So it seems to be a random person cosplaying as a spec author. Or possibly trying to have something impressive on their résumé.
“Our AI invented its own AI-native protocol for other AIs, see? Far beyond human comprehension, but it graciously dumbed it down for the legacy meatsacks of IETF. AGI!”
I don't understand what problem this is trying to solve though.
I don't get how this is better than an HTTP API (especially since payloads are just UTF8 json), and that's entirely down to the document not telling us anything of substance. I get it's "experimental", but there isn't much of an experiment being described here apart from a different message frame that allows us to leave out the http headers and add a signature (while apparently using the assumption that each ip only hosts one AIIP service)
I was not expecting such ambiguous and inaccurate wording from IETF. Why "ai" and not, how it was traditionally called on the web, "robots"?
And of course this does not make any sense since vast majority of HTTP traffic is already autonomous.

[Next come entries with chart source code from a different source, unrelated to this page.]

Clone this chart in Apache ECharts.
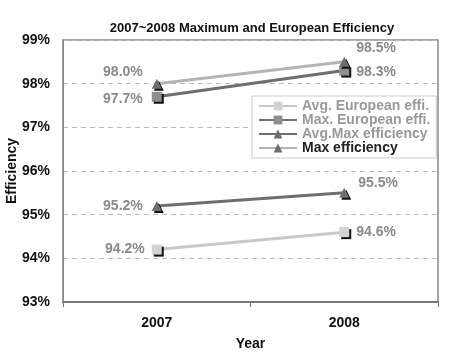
<!DOCTYPE html>
<html><head><meta charset="utf-8">
<script src="https://cdn.jsdelivr.net/npm/echarts@6/dist/echarts.min.js"></script>
<style>html,body{margin:0;padding:0;background:#fff}#c{width:450px;height:362px}</style>
</head><body><div id="c"></div>
<script>
var years = ['2007', '2008'];
var seriesNames = ['Avg. European effi.', 'Max. European effi.', 'Avg.Max efficiency', 'Max efficiency'];
var avgEuropean = [94.2, 94.6];
var maxEuropean = [97.7, 98.3];
var avgMax = [95.2, 95.5];
var maxEff = [98.0, 98.5];
var yTicks = [93, 94, 95, 96, 97, 98, 99];

var F = 'Liberation Sans, Arial, sans-serif';
var labelPos = [
  [{position:'left', offset:[-2,0]}, {position:'right', offset:[2,0]}],
  [{position:'left', offset:[-4,2]}, {position:'right', offset:[2,2]}],
  [{position:'left', offset:[-4,0]}, {position:'right', offset:[4,-10]}],
  [{position:'left', offset:[-4,-12]}, {position:'right', offset:[2,-14]}]
];
var lineColors = ['#c8c8c8', '#6e6e6e', '#6e6e6e', '#b4b4b4'];
var markColors = ['#d2d2d2', '#8e8e8e', '#6e6e6e', '#6e6e6e'];
var symbols = ['rect', 'rect', 'triangle', 'triangle'];
var values = [avgEuropean, maxEuropean, avgMax, maxEff];

function mkSeries(i) {
  return {
    name: seriesNames[i], type: 'line', data: values[i].map(function(v, j){
      return {value: v, label: labelPos[i][j]};
    }),
    symbol: symbols[i], symbolSize: 10, showSymbol: true,
    lineStyle: {color: lineColors[i], width: 3},
    itemStyle: {color: markColors[i], borderWidth: 0, shadowColor: '#111', shadowOffsetX: 2, shadowOffsetY: 2, shadowBlur: 0},
    label: {show: true, formatter: function(p){ return p.value.toFixed(1) + '%'; },
      color: '#8a8a8a', fontFamily: F, fontWeight: 'bold', fontSize: 14},
    emphasis: {disabled: true}, animation: false, z: 3 + i
  };
}

var chart = echarts.init(document.getElementById('c'), null, {renderer: 'canvas'});
chart.setOption({
  animation: false,
  title: {text: '2007~2008 Maximum and European Efficiency', left: 247, top: 17, textAlign: 'center',
    textStyle: {fontFamily: F, fontWeight: 'bold', fontSize: 13, color: '#111'}},
  grid: {left: 63, right: 12, top: 40, bottom: 60, outerBoundsMode: 'none', containLabel: false,
    show: true, borderColor: '#888', borderWidth: 1.5, backgroundColor: '#fff'},
  legend: {
    orient: 'vertical', left: 252, top: 96, itemGap: 0, itemWidth: 38, itemHeight: 11,
    padding: [3, 6, 3, 6], borderColor: '#ccc', borderWidth: 1, backgroundColor: '#fff',
    textStyle: {fontFamily: F, fontWeight: 'bold', fontSize: 14, color: '#999'},
    data: [
      {name: seriesNames[0]}, {name: seriesNames[1]}, {name: seriesNames[2]},
      {name: seriesNames[3], textStyle: {color: '#222'}}
    ]
  },
  xAxis: {
    type: 'category', data: years, boundaryGap: true,
    name: 'Year', nameLocation: 'middle', nameGap: 35, nameMoveOverlap: false,
    nameTextStyle: {fontFamily: F, fontWeight: 'bold', fontSize: 14, color: '#111'},
    axisLine: {lineStyle: {color: '#777', width: 2}},
    axisTick: {show: true, length: 5, lineStyle: {color: '#777'}},
    axisLabel: {fontFamily: F, fontWeight: 'bold', fontSize: 14, color: '#111', margin: 14}
  },
  yAxis: {
    type: 'value', min: yTicks[0], max: yTicks[yTicks.length - 1], interval: 1,
    name: 'Efficiency', nameLocation: 'middle', nameGap: 44, nameMoveOverlap: false,
    nameTextStyle: {fontFamily: F, fontWeight: 'bold', fontSize: 14, color: '#111'},
    axisLine: {show: true, lineStyle: {color: '#888'}},
    axisTick: {show: false},
    axisLabel: {fontFamily: F, fontWeight: 'bold', fontSize: 14, color: '#111', margin: 13, formatter: '{value}%'},
    splitLine: {show: true, lineStyle: {color: '#bbb', type: [5, 4]}}
  },
  series: [mkSeries(0), mkSeries(1), mkSeries(2), mkSeries(3)]
});
</script></body></html>
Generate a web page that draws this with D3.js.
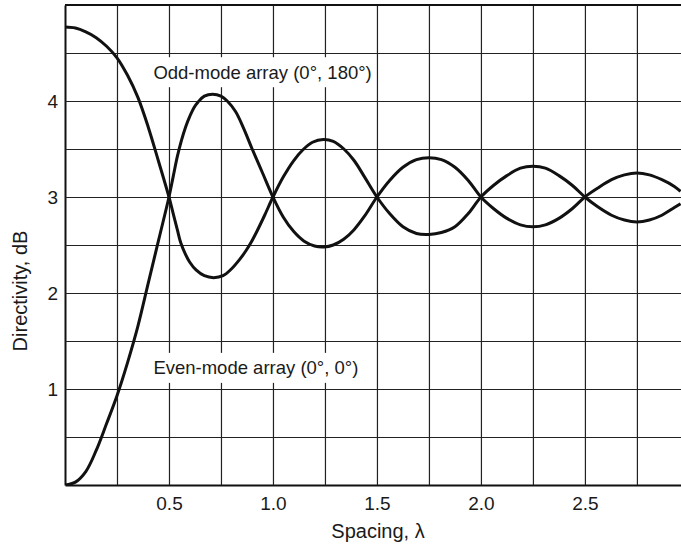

Does the IETF have a red fat button on their desks, like the one often seen on variety shows, to instantly disqualify low effort submissions? You can infer that the document (and the interaction between the culprit and the IETF) was half-assed with the help of AI: https://mailarchive.ietf.org/arch/msg/art/ss-g3OHTtwHwyBDl0c....
AGI?
I get very strong "E = mc^2 + AI" vibes from it, just shoehorning the coveted letters everywhere
eob•1h ago
In general, interoperability and user choice are really important for us to get right as the community of people building AI platforms...
Have others reading this document been able to map it onto their work?
As a specific example:
> ai://bank/service/payments?amount=10¤cy=USD
I'm not sure what this is representing here. Is it a way to encode a clickable link to chat with `bank` about `service/payments` with a few additional args attached?